This was an intimidating book to start. Go on its Goodreads page and you'll be greeted by a teeming sea of four- and five-star reviews. Also, it's expensive AF. I was really interested when it came out but the ebook was $9.99! $9.99! That seemed way too excessive for a book that not only wasn't in print form and therefore couldn't be lovingly toted around by me to and from my daily battles with big city public transportation, but also meant that I would be out almost $10 (that's two and a half small lattes from Starbucks!) if I didn't like the blasted thing. Luckily, it went on sale last year for $1.99 and I decided that the price was right.
The reviewers, however, were wrong.
I almost DNF'd this book at the 100-page mark. I couldn't believe it when I was greeted by halting, overwrought prose and a raging Mary Sue of a heroine named Agony (not her actual name, but her narrative induced throes of agony and it's close enough, so) who put even Queen Special herself, Addledstar Galactica, AKA Celery to shame. And then, when she finally meets the fearsome Dragon himself, instead of eating her...he makes her do CHORES?!
If I hadn't been invested in my buddy read with Elena, I would have dropped this potato so fast.
One thing that well-meaning fans do that really actually kind of gets on my nerve a little is tell me that a book is "going to get better" and that I should stick out my misery to get to the amazeballs ending that will be a total game-changer. I know they mean well (most of them, anyway), so I try not to get too annoyed about it, but it's a really frustrating thing to hear - "wade through this festering pile of boredom and inaction, there's an amazing ending four hundred pages down the road!"
Also, 9 times out of 10, they're wrong.
This is the 1 time out of 10 that the fans are sort of right. Around the 200-mark or so, when Agony and Dragon encounter the Wood, it starts to get interesting. Mostly because it stops feeling like a Medieval Guide to Domestic Drudgery and starts feeling like a classic horror novel. The heart-trees are freaking terrifying. I have the flu right now, and in the midst of a fever dream last night, I thought that the coat I had hanging on my closet door was a sprouted heart-tree, come to drag me into the woods. I almost screamed. It was so terrifying. It made me thing that Novik ought to give up fantasy for a while and try out writing an atmospheric horror novel instead. I haven't been so creeped out in ages. The magic system was interesting, but not very well-developed. It actually reminded me a lot of another fantasy novel I recently read, called THE BURNING SKY, where shouting foreign-sounding words Makes Magic Things Happen. That book also had a rather slow start and dreary protagonist. I felt like there was a five-star book buried in the heart-tree of this novel, screaming to get out, but it was utterly bogged down by the pacing, and the tell-not-show of the first person narrative.
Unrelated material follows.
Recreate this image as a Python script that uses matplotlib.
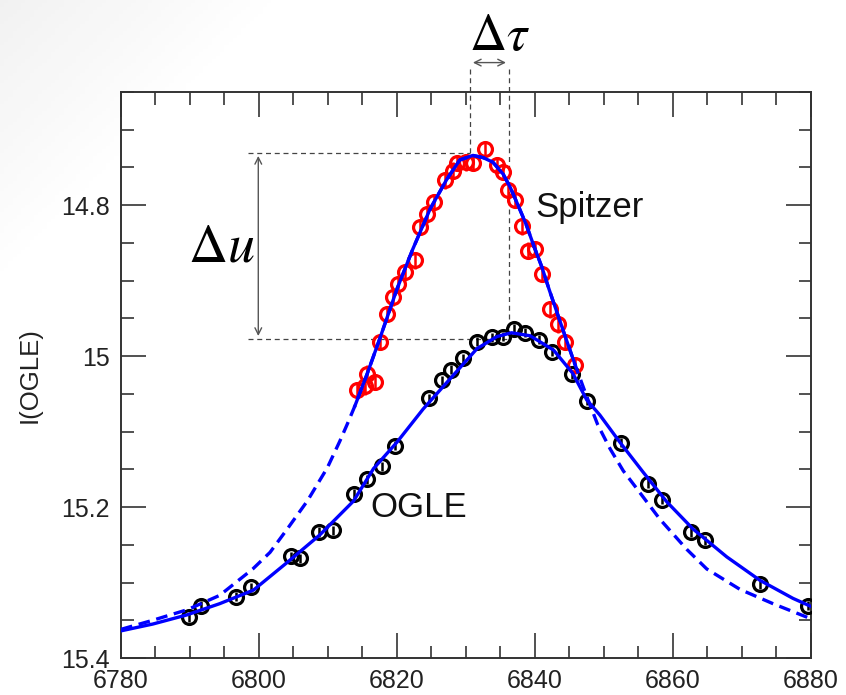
import matplotlib.pyplot as plt
import numpy as np
from matplotlib.ticker import MultipleLocator

plt.rcParams['font.family'] = ['Liberation Sans', 'DejaVu Sans']
plt.rcParams['mathtext.fontset'] = 'stix'

# OGLE photometry (HJD - 2450000, I mag)
ogle_t = [6789.8, 6791.6, 6796.6, 6798.8, 6804.6, 6805.9, 6808.7, 6810.8,
          6813.7, 6815.6, 6817.9, 6819.7, 6824.7, 6826.5, 6827.9, 6829.6,
          6831.6, 6833.7, 6835.4, 6836.9, 6838.6, 6840.6, 6842.4, 6845.3,
          6847.6, 6852.4, 6856.4, 6858.4, 6862.6, 6864.6, 6872.6, 6879.5]
ogle_mag = [15.346, 15.331, 15.319, 15.306, 15.265, 15.268, 15.233, 15.231,
            15.182, 15.163, 15.146, 15.119, 15.056, 15.032, 15.018, 15.003,
            14.981, 14.975, 14.974, 14.964, 14.969, 14.978, 14.994, 15.024,
            15.059, 15.115, 15.169, 15.190, 15.233, 15.244, 15.302, 15.331]
ogle_err = 0.006

# Spitzer photometry, shifted to the OGLE scale
spitzer_t = [6814.2, 6815.4, 6815.7, 6816.8, 6817.5, 6818.6, 6819.4, 6820.2,
             6821.2, 6822.6, 6823.3, 6824.3, 6825.4, 6827.0, 6828.1, 6828.7,
             6830.0, 6831.0, 6832.8, 6834.5, 6835.4, 6836.1, 6837.1, 6838.1,
             6839.0, 6840.0, 6841.0, 6842.2, 6843.3, 6844.3, 6845.8]
spitzer_mag = [15.045, 15.040, 15.023, 15.034, 14.981, 14.944, 14.922, 14.905,
               14.889, 14.873, 14.829, 14.812, 14.796, 14.767, 14.754, 14.744,
               14.743, 14.744, 14.726, 14.747, 14.756, 14.780, 14.793, 14.828,
               14.860, 14.858, 14.891, 14.938, 14.958, 14.981, 15.012]
spitzer_err = 0.011

# model curves
ogle_model_t = [6780.0, 6784.6, 6789.5, 6794.3, 6799.2, 6804.0, 6808.8, 6813.7,
                6816.6, 6820.0, 6823.8, 6827.7, 6831.6, 6834.5, 6836.6, 6839.3,
                6842.7, 6845.5, 6847.5, 6849.4, 6852.3, 6855.7, 6859.1, 6862.9,
                6867.8, 6872.6, 6877.4, 6880.1]
ogle_model_mag = [15.364, 15.355, 15.343, 15.328, 15.310, 15.274, 15.237, 15.192,
                  15.149, 15.114, 15.070, 15.030, 14.990, 14.974, 14.969, 14.973,
                  14.992, 15.023, 15.058, 15.078, 15.114, 15.154, 15.193, 15.229,
                  15.266, 15.297, 15.321, 15.332]

spitzer_model_t = [6780.0, 6784.6, 6789.6, 6794.3, 6799.1, 6801.6, 6804.1, 6807.0,
                   6809.9, 6811.7, 6812.8, 6813.9, 6815.7, 6817.5, 6820.0, 6822.3,
                   6824.8, 6827.2, 6829.1, 6831.0, 6832.5, 6833.9, 6835.4, 6836.4,
                   6837.5, 6838.7, 6839.8, 6841.0, 6842.1, 6843.3, 6844.5, 6845.8,
                   6847.4, 6849.1, 6850.9, 6852.8, 6854.8, 6858.1, 6862.0, 6864.9,
                   6869.7, 6874.5, 6880.0]
spitzer_model_mag = [15.362, 15.350, 15.336, 15.317, 15.282, 15.260, 15.229, 15.192,
                     15.148, 15.113, 15.090, 15.066, 15.023, 14.977, 14.911, 14.858,
                     14.805, 14.766, 14.740, 14.734, 14.737, 14.743, 14.759, 14.776,
                     14.799, 14.825, 14.853, 14.882, 14.913, 14.945, 14.977, 15.011,
                     15.051, 15.091, 15.123, 15.152, 15.176, 15.216, 15.256, 15.282,
                     15.309, 15.328, 15.348]

# peak positions used for the delta-tau / delta-u markers
t0_spitzer, m0_spitzer = 6830.6, 14.731
t0_ogle, m0_ogle = 6836.2, 14.977

fig = plt.figure(figsize=(8.46, 6.95), dpi=100)

# faint grey wash in the upper-left corner of the slide
bg = fig.add_axes([0, 0, 1, 1], zorder=-5)
gx, gy = np.meshgrid(np.linspace(0, 1, 200), np.linspace(0, 1, 200))
wash = np.clip(1 - (gx * 846 + gy * 695) / 280.0, 0, 1)
bg.imshow(wash, cmap='Greys', vmin=0, vmax=9, extent=[0, 1, 1, 0], aspect='auto')
bg.set_xlim(0, 1)
bg.set_ylim(1, 0)
bg.axis('off')

ax = fig.add_axes([0.143, 0.0532, 0.8156, 0.8144])
ax.patch.set_facecolor('white')

blue = '#0000ff'
ax.errorbar(ogle_t, ogle_mag, yerr=ogle_err, fmt='o', mfc='none', mec='black',
            ecolor='black', ms=10, mew=2.3, elinewidth=1.8, capsize=0, zorder=3)
ax.errorbar(spitzer_t, spitzer_mag, yerr=spitzer_err, fmt='o', mfc='none', mec='red',
            ecolor='red', ms=10, mew=2.3, elinewidth=1.8, capsize=0, zorder=3)

ax.plot(ogle_model_t, ogle_model_mag, color=blue, lw=2.4, zorder=4)

st = np.array(spitzer_model_t)
sm = np.array(spitzer_model_mag)
ax.plot(st, sm, color=blue, lw=2.4, ls=(0, (3.5, 2)), zorder=4)
inside = (st >= 6813.9) & (st <= 6845.8)
ax.plot(st[inside], sm[inside], color=blue, lw=2.4, zorder=4)

ax.set_xlim(6780, 6880)
ax.set_ylim(15.4, 14.65)
ax.xaxis.set_major_locator(MultipleLocator(20))
ax.xaxis.set_minor_locator(MultipleLocator(5))
ax.yaxis.set_major_locator(MultipleLocator(0.2))
ax.yaxis.set_minor_locator(MultipleLocator(0.05))
ax.yaxis.set_major_formatter(plt.FuncFormatter(lambda v, p: f'{v:g}'))
ax.tick_params(which='both', direction='in', top=True, right=True,
               color='#333333', width=1.2, labelsize=18, labelcolor='#222222')
ax.tick_params(which='major', length=18, pad=8)
ax.tick_params(which='minor', length=9)
for s in ax.spines.values():
    s.set_color('#333333')
    s.set_linewidth(1.4)
ax.set_ylabel('I(OGLE)', fontsize=18.5, color='#222222', labelpad=14)

ax.text(6840.0, 14.803, 'Spitzer', fontsize=25, va='center', ha='left', color='#111111')
ax.text(6816.1, 15.200, 'OGLE', fontsize=25, va='center', ha='left', color='#111111')

# delta-tau / delta-u guides
guide = dict(color='#444444', lw=0.9, ls=(0, (4, 3)), clip_on=False, zorder=2)
ax.plot([6798.4, t0_spitzer], [m0_spitzer, m0_spitzer], **guide)
ax.plot([6798.4, t0_ogle], [m0_ogle, m0_ogle], **guide)
ax.plot([t0_spitzer, t0_spitzer], [14.620, m0_spitzer], **guide)
ax.plot([t0_ogle, t0_ogle], [14.620, 14.962], **guide)

arrow = dict(arrowstyle='<->', color='#555555', lw=1.0, mutation_scale=12)
ax.annotate('', xy=(t0_spitzer, 14.611), xytext=(t0_ogle, 14.611),
            arrowprops=arrow, annotation_clip=False)
ax.annotate('', xy=(6799.9, m0_spitzer), xytext=(6799.9, m0_ogle),
            arrowprops=arrow, annotation_clip=False)
ax.text(6834.9, 14.576, r'$\Delta\tau$', fontsize=37, ha='center', va='center')
ax.text(6794.6, 14.856, r'$\Delta u$', fontsize=39, ha='center', va='center')

fig.savefig('out.png', dpi=100)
One thing I did really like was the ending. It actually reminded me a lot of Moana (if you've read this book and seen the movie, you'll know what I mean). There is a definite feminist bent to this book, too. Agony's friendship with Kasia is more developed than her attraction to Dragon, and in many ways, I felt like Kasia was a stronger heroine than Agony was. I also liked the Moana-like twist I hinted at earlier, and I also don't think it was a coincidence that Agony, a female mage, was the one to do what she did. It reminded me of this Tweet I saw written by a survivor of abuse, who said that when she watched Moana, it made her think of the healing women can give each other in the aftermath of abuse, and the powerful bonds that form because of that sympathetic relationship. If Moana is an allegory for that, I think you could argue just as easily that UPROOTED is, as well.
That said, this book still had a lot of problems. Ultimately, I am glad I finished it, but it won't be topping any of my favorites lists, and I'm a little bewildered by all the unequivocal positive ratings. I'm intrigued enough that I'd be willing to check out her companion book set in the same universe, SPINNING SILVER. Novik has a style that's very similar to old school Diana Wynne Jones, and even though DWJ's books didn't always work out for me, I usually appreciated what she was trying to do.